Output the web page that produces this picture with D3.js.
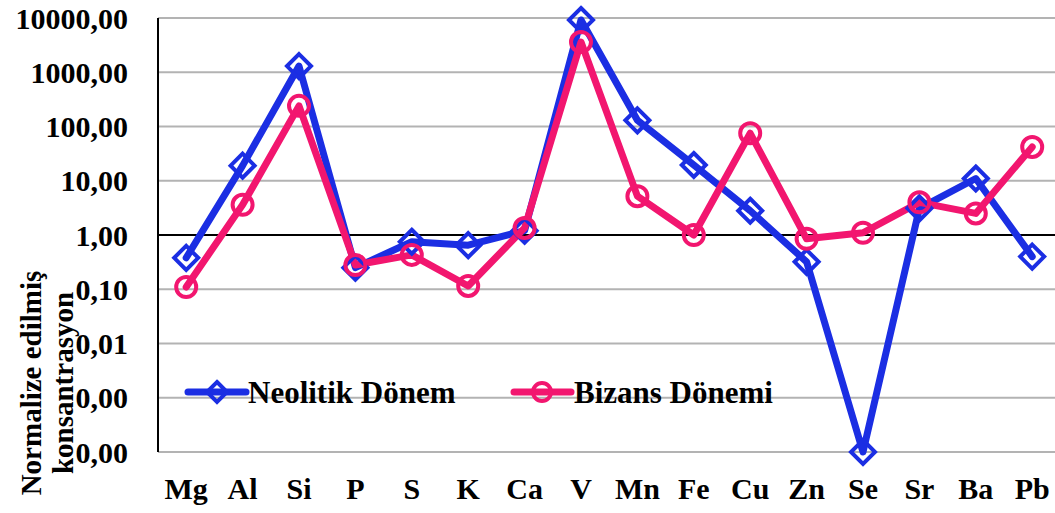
<!DOCTYPE html>
<html>
<head>
<meta charset="utf-8">
<script src="https://cdn.jsdelivr.net/npm/d3@7"></script>
</head>
<body style="margin:0;padding:0;background:#fff">
<svg id="chart" width="1055" height="513" style="display:block;font-family:'Liberation Serif';font-weight:bold"></svg>
<script>
const categories = ["Mg","Al","Si","P","S","K","Ca","V","Mn","Fe","Cu","Zn","Se","Sr","Ba","Pb"];
const neolitik = [0.38, 19, 1300, 0.25, 0.75, 0.65, 1.2, 9200, 130, 19.5, 2.8, 0.32, 0.0001, 3.1, 11, 0.4];
const bizans   = [0.11, 3.6, 240, 0.28, 0.43, 0.115, 1.35, 3600, 5.2, 1.0, 75, 0.85, 1.1, 4.0, 2.5, 42];
const tickValues = [10000, 1000, 100, 10, 1, 0.1, 0.01, 0.001, 0.0001];
const tickLabels = ["10000,00","1000,00","100,00","10,00","1,00","0,10","0,01","0,00","0,00"];
const seriesNames = ["Neolitik Dönem", "Bizans Dönemi"];
const colors = ["#1B2EE3", "#F2166F"];

const FONT = "'Liberation Serif'";
const svg = d3.select("#chart");
const plotLeft = 158, plotTop = 18, plotBottom = 452, band = 56.4;

const x = d3.scaleBand().domain(categories).range([plotLeft, plotLeft + band * categories.length]).padding(0);
const y = d3.scaleLog().domain([0.0001, 10000]).range([plotBottom, plotTop]);
const cx = d => x(d) + x.bandwidth() / 2;

const styleText = sel => sel.attr("font-family", FONT).attr("font-weight", "bold").attr("fill", "#000");

// gridlines
svg.append("g").selectAll("line").data(tickValues).join("line")
  .attr("x1", plotLeft).attr("x2", 1055)
  .attr("y1", d => y(d)).attr("y2", d => y(d))
  .attr("stroke", d => d === 1 ? "#000" : "#b3b3b3")
  .attr("stroke-width", 2);

// y axis line
svg.append("line").attr("x1", plotLeft).attr("x2", plotLeft)
  .attr("y1", plotTop).attr("y2", plotBottom).attr("stroke", "#000").attr("stroke-width", 2);

// y tick labels
const yAxis = d3.axisLeft(y).tickValues(tickValues).tickSize(0).tickPadding(0)
  .tickFormat((d, i) => tickLabels[i]);
const yg = svg.append("g").attr("transform", "translate(128,0)").call(yAxis);
yg.attr("font-family", FONT).attr("font-weight", "bold");
yg.select(".domain").remove();
yg.selectAll("text").attr("font-size", 30).attr("dy", "0.34em").call(styleText);

// x labels
const xAxis = d3.axisBottom(x).tickSize(0).tickPadding(0);
const xg = svg.append("g").attr("transform", "translate(0,499)").call(xAxis);
xg.attr("font-family", FONT).attr("font-weight", "bold");
xg.select(".domain").remove();
xg.selectAll("text").attr("font-size", 30).attr("dy", 0).attr("y", 0).call(styleText);

// y axis title
const title = svg.append("g");
title.append("text").attr("transform", "translate(41,383) rotate(-90)")
  .attr("text-anchor", "middle").attr("font-size", 29).call(styleText).text("Normalize edilmiş");
title.append("text").attr("transform", "translate(73,383) rotate(-90)")
  .attr("text-anchor", "middle").attr("font-size", 29).call(styleText).text("konsantrasyon");

// series lines
const line = d3.line().x((d, i) => cx(categories[i])).y(d => y(d));
[neolitik, bizans].forEach((data, k) => {
  svg.append("path").datum(data).attr("d", line)
    .attr("fill", "none").attr("stroke", colors[k]).attr("stroke-width", 7)
    .attr("stroke-linejoin", "round").attr("stroke-linecap", "round");
});

// markers
const diamond = (g, px, py, s) => g.append("path")
  .attr("d", `M${px},${py - s}L${px + s},${py}L${px},${py + s}L${px - s},${py}Z`)
  .attr("fill", "none").attr("stroke", colors[0]).attr("stroke-width", 4);
const circle = (g, px, py, r) => g.append("circle").attr("cx", px).attr("cy", py).attr("r", r)
  .attr("fill", "none").attr("stroke", colors[1]).attr("stroke-width", 4);

const mg = svg.append("g");
neolitik.forEach((v, i) => diamond(mg, cx(categories[i]), y(v), 12));
bizans.forEach((v, i) => circle(mg, cx(categories[i]), y(v), 10));

// legend
const lg = svg.append("g");
const legendY = 392;
lg.append("line").attr("x1", 188).attr("x2", 246).attr("y1", legendY).attr("y2", legendY)
  .attr("stroke", colors[0]).attr("stroke-width", 7).attr("stroke-linecap", "round");
diamond(lg, 217, legendY, 10);
lg.append("text").attr("x", 248).attr("y", 403).attr("font-size", 31).call(styleText).text(seriesNames[0]);
lg.append("line").attr("x1", 514).attr("x2", 571).attr("y1", legendY).attr("y2", legendY)
  .attr("stroke", colors[1]).attr("stroke-width", 7).attr("stroke-linecap", "round");
circle(lg, 542, legendY, 9);
lg.append("text").attr("x", 574).attr("y", 403).attr("font-size", 31).call(styleText).text(seriesNames[1]);
</script>
</body>
</html>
· · · · ·
Problem statement
Each line of the data should be quoted exactly, with pictures left out.

Response
Output the web page that produces this picture with D3.js.
<!DOCTYPE html>
<html>
<head>
<meta charset="utf-8">
<script src="https://cdn.jsdelivr.net/npm/d3@7"></script>
</head>
<body style="margin:0;padding:0;background:#fff">
<svg id="chart" width="1055" height="513" style="display:block;font-family:'Liberation Serif';font-weight:bold"></svg>
<script>
const categories = ["Mg","Al","Si","P","S","K","Ca","V","Mn","Fe","Cu","Zn","Se","Sr","Ba","Pb"];
const neolitik = [0.38, 19, 1300, 0.25, 0.75, 0.65, 1.2, 9200, 130, 19.5, 2.8, 0.32, 0.0001, 3.1, 11, 0.4];
const bizans   = [0.11, 3.6, 240, 0.28, 0.43, 0.115, 1.35, 3600, 5.2, 1.0, 75, 0.85, 1.1, 4.0, 2.5, 42];
const tickValues = [10000, 1000, 100, 10, 1, 0.1, 0.01, 0.001, 0.0001];
const tickLabels = ["10000,00","1000,00","100,00","10,00","1,00","0,10","0,01","0,00","0,00"];
const seriesNames = ["Neolitik Dönem", "Bizans Dönemi"];
const colors = ["#1B2EE3", "#F2166F"];

const FONT = "'Liberation Serif'";
const svg = d3.select("#chart");
const plotLeft = 158, plotTop = 18, plotBottom = 452, band = 56.4;

const x = d3.scaleBand().domain(categories).range([plotLeft, plotLeft + band * categories.length]).padding(0);
const y = d3.scaleLog().domain([0.0001, 10000]).range([plotBottom, plotTop]);
const cx = d => x(d) + x.bandwidth() / 2;

const styleText = sel => sel.attr("font-family", FONT).attr("font-weight", "bold").attr("fill", "#000");

// gridlines
svg.append("g").selectAll("line").data(tickValues).join("line")
  .attr("x1", plotLeft).attr("x2", 1055)
  .attr("y1", d => y(d)).attr("y2", d => y(d))
  .attr("stroke", d => d === 1 ? "#000" : "#b3b3b3")
  .attr("stroke-width", 2);

// y axis line
svg.append("line").attr("x1", plotLeft).attr("x2", plotLeft)
  .attr("y1", plotTop).attr("y2", plotBottom).attr("stroke", "#000").attr("stroke-width", 2);

// y tick labels
const yAxis = d3.axisLeft(y).tickValues(tickValues).tickSize(0).tickPadding(0)
  .tickFormat((d, i) => tickLabels[i]);
const yg = svg.append("g").attr("transform", "translate(128,0)").call(yAxis);
yg.attr("font-family", FONT).attr("font-weight", "bold");
yg.select(".domain").remove();
yg.selectAll("text").attr("font-size", 30).attr("dy", "0.34em").call(styleText);

// x labels
const xAxis = d3.axisBottom(x).tickSize(0).tickPadding(0);
const xg = svg.append("g").attr("transform", "translate(0,499)").call(xAxis);
xg.attr("font-family", FONT).attr("font-weight", "bold");
xg.select(".domain").remove();
xg.selectAll("text").attr("font-size", 30).attr("dy", 0).attr("y", 0).call(styleText);

// y axis title
const title = svg.append("g");
title.append("text").attr("transform", "translate(41,383) rotate(-90)")
  .attr("text-anchor", "middle").attr("font-size", 29).call(styleText).text("Normalize edilmiş");
title.append("text").attr("transform", "translate(73,383) rotate(-90)")
  .attr("text-anchor", "middle").attr("font-size", 29).call(styleText).text("konsantrasyon");

// series lines
const line = d3.line().x((d, i) => cx(categories[i])).y(d => y(d));
[neolitik, bizans].forEach((data, k) => {
  svg.append("path").datum(data).attr("d", line)
    .attr("fill", "none").attr("stroke", colors[k]).attr("stroke-width", 7)
    .attr("stroke-linejoin", "round").attr("stroke-linecap", "round");
});

// markers
const diamond = (g, px, py, s) => g.append("path")
  .attr("d", `M${px},${py - s}L${px + s},${py}L${px},${py + s}L${px - s},${py}Z`)
  .attr("fill", "none").attr("stroke", colors[0]).attr("stroke-width", 4);
const circle = (g, px, py, r) => g.append("circle").attr("cx", px).attr("cy", py).attr("r", r)
  .attr("fill", "none").attr("stroke", colors[1]).attr("stroke-width", 4);

const mg = svg.append("g");
neolitik.forEach((v, i) => diamond(mg, cx(categories[i]), y(v), 12));
bizans.forEach((v, i) => circle(mg, cx(categories[i]), y(v), 10));

// legend
const lg = svg.append("g");
const legendY = 392;
lg.append("line").attr("x1", 188).attr("x2", 246).attr("y1", legendY).attr("y2", legendY)
  .attr("stroke", colors[0]).attr("stroke-width", 7).attr("stroke-linecap", "round");
diamond(lg, 217, legendY, 10);
lg.append("text").attr("x", 248).attr("y", 403).attr("font-size", 31).call(styleText).text(seriesNames[0]);
lg.append("line").attr("x1", 514).attr("x2", 571).attr("y1", legendY).attr("y2", legendY)
  .attr("stroke", colors[1]).attr("stroke-width", 7).attr("stroke-linecap", "round");
circle(lg, 542, legendY, 9);
lg.append("text").attr("x", 574).attr("y", 403).attr("font-size", 31).call(styleText).text(seriesNames[1]);
</script>
</body>
</html>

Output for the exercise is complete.